For the results of the actual cannon shooting, come back and check this blog in spring!

Math Component of Cannon

Cannon Blog: Math Component

Initial velocity equation: (speed (ft/sec))cos(launch angle)

Use the quadratic model h = -16t²+v₀t+h₀ to solve the following problem.

Blog about the steps you took to solve these problems.

A cannonball is shot upward from the upper deck of a fort with an initial velocity of 192 feet per second.  The deck is 32 feet above the ground. 

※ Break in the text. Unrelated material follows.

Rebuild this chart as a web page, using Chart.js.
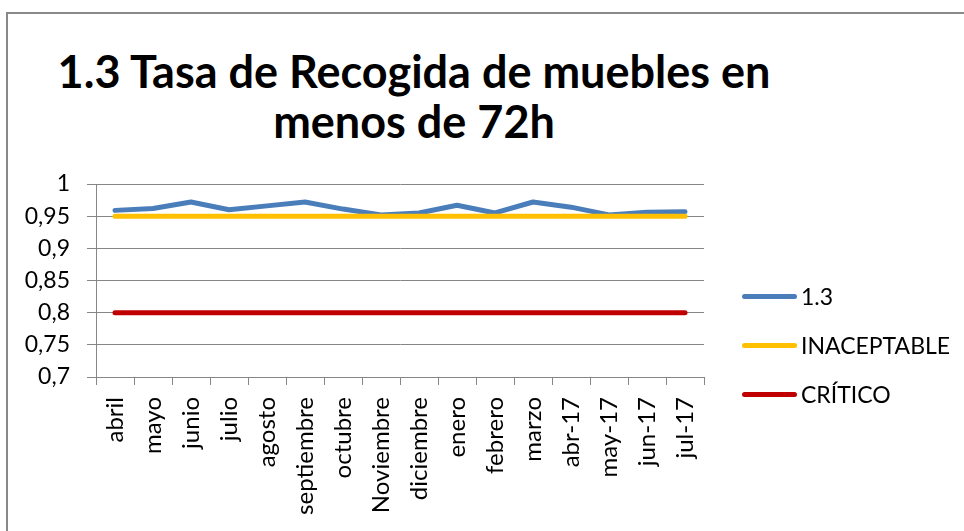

Quadratic Model: h = -16t²+192t+32 

1.     How high does the cannonball go? 607.9 feet

2.     How long is the cannonball in the air? 12.16 seconds

Calculations
-192√ (192)²-(4)(-16)(32)   =      12.16           
                   2(-16)
12.16/2= 6.08
-16(6.08)²+192(6.08)+32= 607.9 feet

Procedure to find this answer

•  In order to the this part of the project I plugged the formula into the y=. The formula is listed above and when i went over to the table I saw the highest part of the parabola, the x coordinate is 6 while the y coordinate is 608.
•  Once I found this I used the number 608 as the highest that the cannonball goes because it is the vertext of the parabola.
•  Afterwards I went back to the table and scrolled down until I reached zero or at least near it. I got to the x coordinate of 12 and the y coordinate of 32. If I went to 13 it would have been to the negatives so I assumed it was between 12-13 seconds of time.